== Stated problem ==
Nothing after the line with "Chart.register(...registerables);" belongs in the copy; extract the lines below from the top through that line, pictures left out.

== Supplied material ==
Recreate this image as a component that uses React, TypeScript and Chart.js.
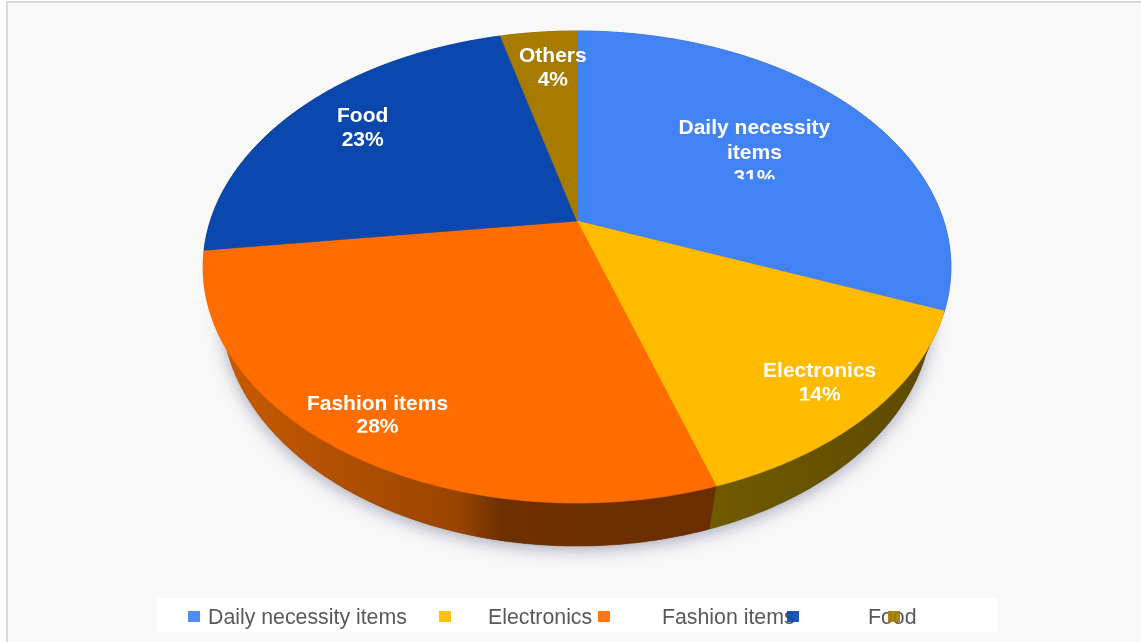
import React, { useEffect, useRef } from "react";
import { Chart, registerables } from "chart.js";

Chart.register(...registerables);

const categories = ["Daily necessity items", "Electronics", "Fashion items", "Food", "Others"];
const shares = [31, 14, 28, 23, 4];
const labelLines = [["Daily necessity", "items", "31%"], ["Electronics", "14%"], ["Fashion items", "28%"], ["Food", "23%"], ["Others", "4%"]];
const topColors = ["#4182f5", "#ffbb00", "#ff6d00", "#0b48ad", "#a67b00"];
const wallColors = [
  [[0, "#24489a"], [1, "#24489a"]],
  [[0, "#6f5a00"], [1, "#5c4900"]],
  [[0, "#cc5c00"], [0.5, "#984400"], [0.58, "#6e3000"], [1, "#6b2e00"]],
  [[0, "#06275f"], [1, "#06275f"]],
  [[0, "#5b4300"], [1, "#5b4300"]],
];

// Radial position of each slice label, as a fraction of the radius, plus a small pixel nudge.
const labelRadius = [0.625, 0.85, 0.87, 0.77, 0.78];
const labelNudge = [[0, 7], [0, 2], [0, 0], [1, -2], [7, 0]];
// Labels sit in boxes that are shorter than their text; distance from block centre to box bottom.
const labelBoxBottom = [26, 17.5, 17, 19.5, 17.5];
const labelLineHeight = [25, 23.5, 23.5, 24, 24];

const legendSwatchX = [188, 439, 598, 787, 888];
const legendTextX = [208, 488, 662, 868];

// Tilted-disc projection applied to the circle that the pie controller lays out.
const TILT = { k: 0.195, sx: 1.93, sy: 1.195, depth: 43, baseShrink: 0.95 };

function project(arc: any, angle: number, f = 1, base = false) {
  const dx = arc.outerRadius * f * Math.cos(angle);
  const dy = arc.outerRadius * f * Math.sin(angle);
  const w = 1 - TILT.k * f * Math.sin(angle);
  const s = base ? TILT.baseShrink : 1;
  return {
    x: arc.x + (TILT.sx * s * dx) / w,
    y: arc.y + (TILT.sy * dy) / w + (base ? TILT.depth : 0),
  };
}

function rimPoints(arc: any, base = false) {
  const pts = [];
  const steps = Math.max(2, Math.ceil((arc.endAngle - arc.startAngle) / 0.01));
  for (let i = 0; i <= steps; i++) {
    pts.push(project(arc, arc.startAngle + ((arc.endAngle - arc.startAngle) * i) / steps, 1, base));
  }
  return pts;
}

const tiltedPie = {
  id: "tiltedPie",
  beforeDatasetDraw(chart: any) {
    const { ctx } = chart;
    const arcs = chart.getDatasetMeta(0).data;

    // Soft shadow under the disc.
    ctx.save();
    ctx.shadowColor = "rgba(105,110,140,0.55)";
    ctx.shadowBlur = 16;
    ctx.shadowOffsetY = 4;
    ctx.fillStyle = "#555";
    ctx.beginPath();
    arcs.forEach((arc: any) => rimPoints(arc, true).forEach((p: any) => ctx.lineTo(p.x, p.y)));
    ctx.closePath();
    ctx.fill();
    ctx.restore();

    // Side wall, drawn first so the top faces cover its hidden part.
    arcs.forEach((arc: any, i: number) => {
      const top = rimPoints(arc);
      const base = rimPoints(arc, true).reverse();
      const left = Math.min(...top.map((p: any) => p.x));
      const right = Math.max(...top.map((p: any) => p.x));
      const grad = ctx.createLinearGradient(left, 0, right, 0);
      wallColors[i].forEach(([stop, color]: any) => grad.addColorStop(stop, color));
      ctx.fillStyle = grad;
      ctx.strokeStyle = grad;
      ctx.lineWidth = 0.5;
      ctx.beginPath();
      [...top, ...base].forEach((p: any) => ctx.lineTo(p.x, p.y));
      ctx.closePath();
      ctx.fill();
      ctx.stroke();
    });

    // Top faces.
    arcs.forEach((arc: any) => {
      ctx.fillStyle = arc.options.backgroundColor;
      ctx.strokeStyle = arc.options.backgroundColor;
      ctx.lineWidth = 0.6;
      ctx.beginPath();
      ctx.moveTo(arc.x, arc.y);
      rimPoints(arc).forEach((p: any) => ctx.lineTo(p.x, p.y));
      ctx.closePath();
      ctx.fill();
      ctx.stroke();
    });
    return false;
  },
  afterDatasetsDraw(chart: any) {
    const { ctx } = chart;
    chart.getDatasetMeta(0).data.forEach((arc: any, i: number) => {
      const mid = (arc.startAngle + arc.endAngle) / 2;
      const p = project(arc, mid, labelRadius[i]);
      const cx = p.x + labelNudge[i][0];
      const cy = p.y + labelNudge[i][1];
      const lines = labelLines[i];
      const lh = labelLineHeight[i];
      ctx.save();
      ctx.beginPath();
      ctx.rect(cx - 120, cy - 70, 240, 70 + labelBoxBottom[i]);
      ctx.clip();
      ctx.font = 'bold 21px "Liberation Sans", Arial, sans-serif';
      ctx.fillStyle = "#ffffff";
      ctx.textAlign = "center";
      ctx.textBaseline = "middle";
      lines.forEach((line, j) => {
        ctx.fillText(line, cx, cy + (j - (lines.length - 1) / 2) * lh);
      });
      ctx.restore();
    });
  },
};

const pageFrame = {
  id: "pageFrame",
  beforeDraw(chart: any) {
    const { ctx, width, height } = chart;
    ctx.save();
    ctx.fillStyle = "#f8f8f8";
    ctx.fillRect(0, 0, width, height);
    ctx.fillStyle = "#ffffff";
    ctx.fillRect(0, 0, width, 1);
    ctx.fillRect(0, 0, 6, height);
    ctx.fillStyle = "#d9d9d9";
    ctx.fillRect(6, 1, width - 6, 2);
    ctx.fillRect(6, 1, 2, height - 1);
    ctx.restore();
  },
};

// The legend strip: text is laid out first, swatches go on top of it.
const legendStrip = {
  id: "legendStrip",
  afterDraw(chart: any) {
    const { ctx } = chart;
    ctx.save();
    ctx.fillStyle = "#ffffff";
    ctx.fillRect(157, 598, 841, 34);
    ctx.font = '21.3px "Liberation Sans", Arial, sans-serif';
    ctx.fillStyle = "#595959";
    ctx.textBaseline = "middle";
    legendTextX.forEach((x, i) => ctx.fillText(categories[i], x, 618));
    ctx.globalAlpha = 0.92;
    legendSwatchX.forEach((x, i) => {
      ctx.fillStyle = topColors[i];
      ctx.fillRect(x, 611, 12, 11);
    });
    ctx.restore();
  },
};

export default function App() {
  const ref = useRef<HTMLCanvasElement | null>(null);
  useEffect(() => {
    const chart = new Chart(ref.current as HTMLCanvasElement, {
      type: "pie",
      data: {
        labels: categories,
        datasets: [{ data: shares, backgroundColor: topColors, borderWidth: 0 }],
      },
      options: {
        animation: false,
        responsive: false,
        layout: { padding: { left: 387, right: 374, top: 31, bottom: 231 } },
        plugins: { legend: { display: false }, tooltip: { enabled: false } },
      },
      plugins: [pageFrame, tiltedPie, legendStrip],
    });
    return () => chart.destroy();
  }, []);
  return (
    <div style={{ position: "absolute", left: 0, top: 0, width: 1141, height: 642 }}>
      <canvas ref={ref} width={1141} height={642} style={{ display: "block", width: 1141, height: 642 }} />
    </div>
  );
}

== Answer ==
Recreate this image as a component that uses React, TypeScript and Chart.js.
import React, { useEffect, useRef } from "react";
import { Chart, registerables } from "chart.js";

Chart.register(...registerables);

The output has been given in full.